(Records):

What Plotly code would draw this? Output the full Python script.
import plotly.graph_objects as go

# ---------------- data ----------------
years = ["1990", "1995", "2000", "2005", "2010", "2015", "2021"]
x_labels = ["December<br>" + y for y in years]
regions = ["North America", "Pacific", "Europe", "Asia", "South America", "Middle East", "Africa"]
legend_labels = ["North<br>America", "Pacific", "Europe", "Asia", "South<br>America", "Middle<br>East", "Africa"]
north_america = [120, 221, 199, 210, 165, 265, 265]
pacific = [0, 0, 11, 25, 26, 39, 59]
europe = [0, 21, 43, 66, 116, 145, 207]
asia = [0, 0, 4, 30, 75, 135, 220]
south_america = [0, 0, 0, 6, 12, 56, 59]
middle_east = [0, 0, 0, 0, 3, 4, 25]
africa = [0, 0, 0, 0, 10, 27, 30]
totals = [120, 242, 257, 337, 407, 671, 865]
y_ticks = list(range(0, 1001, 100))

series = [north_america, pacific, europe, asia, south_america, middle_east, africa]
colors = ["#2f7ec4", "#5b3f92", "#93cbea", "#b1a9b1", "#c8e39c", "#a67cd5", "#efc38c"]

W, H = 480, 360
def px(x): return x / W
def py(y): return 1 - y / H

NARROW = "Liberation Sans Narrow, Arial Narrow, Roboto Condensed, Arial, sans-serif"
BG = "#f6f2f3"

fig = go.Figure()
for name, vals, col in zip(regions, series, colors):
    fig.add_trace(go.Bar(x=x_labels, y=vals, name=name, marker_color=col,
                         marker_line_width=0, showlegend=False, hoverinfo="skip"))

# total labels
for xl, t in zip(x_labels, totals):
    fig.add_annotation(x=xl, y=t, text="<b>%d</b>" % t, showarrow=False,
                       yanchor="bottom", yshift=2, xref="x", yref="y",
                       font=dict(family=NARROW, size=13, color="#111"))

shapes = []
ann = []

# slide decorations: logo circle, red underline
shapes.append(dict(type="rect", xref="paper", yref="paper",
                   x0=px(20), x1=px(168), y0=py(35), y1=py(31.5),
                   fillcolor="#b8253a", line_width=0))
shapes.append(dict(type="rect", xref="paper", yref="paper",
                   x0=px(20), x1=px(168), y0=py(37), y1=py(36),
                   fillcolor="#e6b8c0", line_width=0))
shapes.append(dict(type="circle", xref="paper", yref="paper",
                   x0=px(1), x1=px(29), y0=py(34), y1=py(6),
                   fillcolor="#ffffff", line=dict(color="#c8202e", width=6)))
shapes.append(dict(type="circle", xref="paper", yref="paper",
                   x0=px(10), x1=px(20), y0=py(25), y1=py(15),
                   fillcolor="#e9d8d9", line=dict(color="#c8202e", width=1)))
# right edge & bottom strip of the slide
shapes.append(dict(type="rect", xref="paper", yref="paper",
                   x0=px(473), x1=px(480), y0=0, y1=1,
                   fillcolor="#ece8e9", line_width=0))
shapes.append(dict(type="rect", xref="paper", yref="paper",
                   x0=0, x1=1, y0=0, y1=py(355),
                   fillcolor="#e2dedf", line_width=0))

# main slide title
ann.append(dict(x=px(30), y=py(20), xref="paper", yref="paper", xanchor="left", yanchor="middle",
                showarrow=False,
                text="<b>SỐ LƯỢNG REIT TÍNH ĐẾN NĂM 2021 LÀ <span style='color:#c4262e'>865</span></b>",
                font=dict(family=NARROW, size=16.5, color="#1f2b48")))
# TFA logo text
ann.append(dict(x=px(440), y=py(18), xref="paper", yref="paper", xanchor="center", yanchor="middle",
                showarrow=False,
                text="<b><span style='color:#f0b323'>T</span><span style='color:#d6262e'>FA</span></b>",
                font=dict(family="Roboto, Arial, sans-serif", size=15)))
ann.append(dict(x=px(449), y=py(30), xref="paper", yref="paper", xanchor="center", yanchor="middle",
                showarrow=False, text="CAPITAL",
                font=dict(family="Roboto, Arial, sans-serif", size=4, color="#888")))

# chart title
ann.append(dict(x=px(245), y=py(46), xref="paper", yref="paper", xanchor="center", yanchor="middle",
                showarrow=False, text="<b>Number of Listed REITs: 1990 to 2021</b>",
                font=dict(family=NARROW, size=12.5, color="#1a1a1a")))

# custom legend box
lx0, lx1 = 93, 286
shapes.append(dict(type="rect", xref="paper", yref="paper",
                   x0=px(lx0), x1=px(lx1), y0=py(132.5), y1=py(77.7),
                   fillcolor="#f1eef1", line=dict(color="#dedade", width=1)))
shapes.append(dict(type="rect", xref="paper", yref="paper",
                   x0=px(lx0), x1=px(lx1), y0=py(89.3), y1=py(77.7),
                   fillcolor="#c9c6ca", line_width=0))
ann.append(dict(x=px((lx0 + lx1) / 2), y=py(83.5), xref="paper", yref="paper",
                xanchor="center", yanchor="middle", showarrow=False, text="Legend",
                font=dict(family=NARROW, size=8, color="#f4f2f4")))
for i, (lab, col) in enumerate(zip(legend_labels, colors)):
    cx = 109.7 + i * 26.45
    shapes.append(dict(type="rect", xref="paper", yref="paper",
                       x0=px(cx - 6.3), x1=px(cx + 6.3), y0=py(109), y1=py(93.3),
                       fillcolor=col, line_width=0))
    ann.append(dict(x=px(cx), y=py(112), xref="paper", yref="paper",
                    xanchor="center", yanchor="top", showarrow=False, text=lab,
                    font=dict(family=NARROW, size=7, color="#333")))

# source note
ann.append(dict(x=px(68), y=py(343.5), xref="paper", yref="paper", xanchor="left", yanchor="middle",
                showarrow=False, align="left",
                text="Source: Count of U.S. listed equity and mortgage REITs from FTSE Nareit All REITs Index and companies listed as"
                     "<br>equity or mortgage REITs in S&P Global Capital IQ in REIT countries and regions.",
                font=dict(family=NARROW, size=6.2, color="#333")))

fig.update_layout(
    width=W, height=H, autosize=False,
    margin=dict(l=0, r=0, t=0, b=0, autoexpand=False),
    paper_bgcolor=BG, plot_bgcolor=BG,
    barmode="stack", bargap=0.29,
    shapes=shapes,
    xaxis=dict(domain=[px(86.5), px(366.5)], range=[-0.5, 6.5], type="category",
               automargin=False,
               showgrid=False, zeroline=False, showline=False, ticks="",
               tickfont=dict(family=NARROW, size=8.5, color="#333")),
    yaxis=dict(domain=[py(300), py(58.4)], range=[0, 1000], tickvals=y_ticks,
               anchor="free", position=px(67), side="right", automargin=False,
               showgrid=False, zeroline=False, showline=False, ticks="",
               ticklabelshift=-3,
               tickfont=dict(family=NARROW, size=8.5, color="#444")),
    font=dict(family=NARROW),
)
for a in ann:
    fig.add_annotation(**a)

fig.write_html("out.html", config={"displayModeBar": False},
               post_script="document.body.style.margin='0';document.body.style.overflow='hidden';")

* * *

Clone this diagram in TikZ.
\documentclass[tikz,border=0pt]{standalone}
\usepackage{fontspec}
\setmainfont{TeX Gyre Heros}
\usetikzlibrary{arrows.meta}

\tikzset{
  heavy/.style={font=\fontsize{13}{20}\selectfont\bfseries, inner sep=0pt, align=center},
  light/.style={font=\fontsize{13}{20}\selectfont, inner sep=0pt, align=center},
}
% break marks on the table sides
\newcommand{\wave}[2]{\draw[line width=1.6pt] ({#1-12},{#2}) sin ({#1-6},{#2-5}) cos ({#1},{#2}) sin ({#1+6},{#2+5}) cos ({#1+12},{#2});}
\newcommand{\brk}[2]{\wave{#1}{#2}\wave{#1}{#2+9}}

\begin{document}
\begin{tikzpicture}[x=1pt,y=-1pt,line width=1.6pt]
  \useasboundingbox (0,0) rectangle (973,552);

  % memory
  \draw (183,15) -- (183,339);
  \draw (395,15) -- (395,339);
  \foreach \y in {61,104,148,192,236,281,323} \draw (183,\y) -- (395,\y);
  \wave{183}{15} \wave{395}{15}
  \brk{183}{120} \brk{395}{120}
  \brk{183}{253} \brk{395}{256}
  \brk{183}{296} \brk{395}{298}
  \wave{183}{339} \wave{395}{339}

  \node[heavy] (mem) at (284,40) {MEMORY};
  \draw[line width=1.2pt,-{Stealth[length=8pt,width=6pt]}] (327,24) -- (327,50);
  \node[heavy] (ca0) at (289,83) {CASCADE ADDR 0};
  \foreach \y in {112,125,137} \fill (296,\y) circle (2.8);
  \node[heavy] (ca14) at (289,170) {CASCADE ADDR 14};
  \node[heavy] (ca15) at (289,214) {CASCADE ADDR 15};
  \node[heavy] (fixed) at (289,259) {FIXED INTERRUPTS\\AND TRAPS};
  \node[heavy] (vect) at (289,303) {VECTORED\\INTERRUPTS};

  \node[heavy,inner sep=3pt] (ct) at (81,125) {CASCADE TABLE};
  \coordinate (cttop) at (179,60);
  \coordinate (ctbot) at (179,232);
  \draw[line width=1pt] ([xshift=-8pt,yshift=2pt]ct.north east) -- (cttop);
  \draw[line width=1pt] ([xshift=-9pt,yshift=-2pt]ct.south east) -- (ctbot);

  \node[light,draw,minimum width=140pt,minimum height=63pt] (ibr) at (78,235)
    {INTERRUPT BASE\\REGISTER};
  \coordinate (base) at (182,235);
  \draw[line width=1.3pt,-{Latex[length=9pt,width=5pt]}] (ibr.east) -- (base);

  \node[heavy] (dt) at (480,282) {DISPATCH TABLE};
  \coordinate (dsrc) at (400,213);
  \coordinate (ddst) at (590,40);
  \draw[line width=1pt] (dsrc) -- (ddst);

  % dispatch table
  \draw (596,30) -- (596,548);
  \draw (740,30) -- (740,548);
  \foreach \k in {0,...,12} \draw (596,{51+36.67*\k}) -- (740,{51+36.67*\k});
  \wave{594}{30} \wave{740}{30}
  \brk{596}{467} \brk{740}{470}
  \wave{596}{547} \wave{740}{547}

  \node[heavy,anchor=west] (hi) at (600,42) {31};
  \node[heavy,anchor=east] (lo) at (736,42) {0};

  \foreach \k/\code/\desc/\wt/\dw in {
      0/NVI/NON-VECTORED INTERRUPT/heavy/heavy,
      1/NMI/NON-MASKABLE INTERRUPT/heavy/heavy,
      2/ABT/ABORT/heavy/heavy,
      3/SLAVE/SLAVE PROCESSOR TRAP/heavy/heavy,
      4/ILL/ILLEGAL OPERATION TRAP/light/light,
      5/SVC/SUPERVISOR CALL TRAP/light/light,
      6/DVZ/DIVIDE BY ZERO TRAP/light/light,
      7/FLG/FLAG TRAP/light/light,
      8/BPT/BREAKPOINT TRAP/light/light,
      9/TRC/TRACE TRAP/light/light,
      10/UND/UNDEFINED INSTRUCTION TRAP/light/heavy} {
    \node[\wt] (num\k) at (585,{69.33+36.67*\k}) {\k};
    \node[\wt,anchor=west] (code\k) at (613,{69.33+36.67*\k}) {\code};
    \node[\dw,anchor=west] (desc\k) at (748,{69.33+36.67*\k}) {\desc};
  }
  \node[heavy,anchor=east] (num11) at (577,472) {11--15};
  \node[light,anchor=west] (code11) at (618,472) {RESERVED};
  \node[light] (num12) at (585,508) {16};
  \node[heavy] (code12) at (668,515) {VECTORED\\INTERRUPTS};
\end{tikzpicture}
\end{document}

(Given problem):
Return each full line of the entries that contains the word "this".

(Final answer):
What Plotly code would draw this? Output the full Python script.
Clone this diagram in TikZ.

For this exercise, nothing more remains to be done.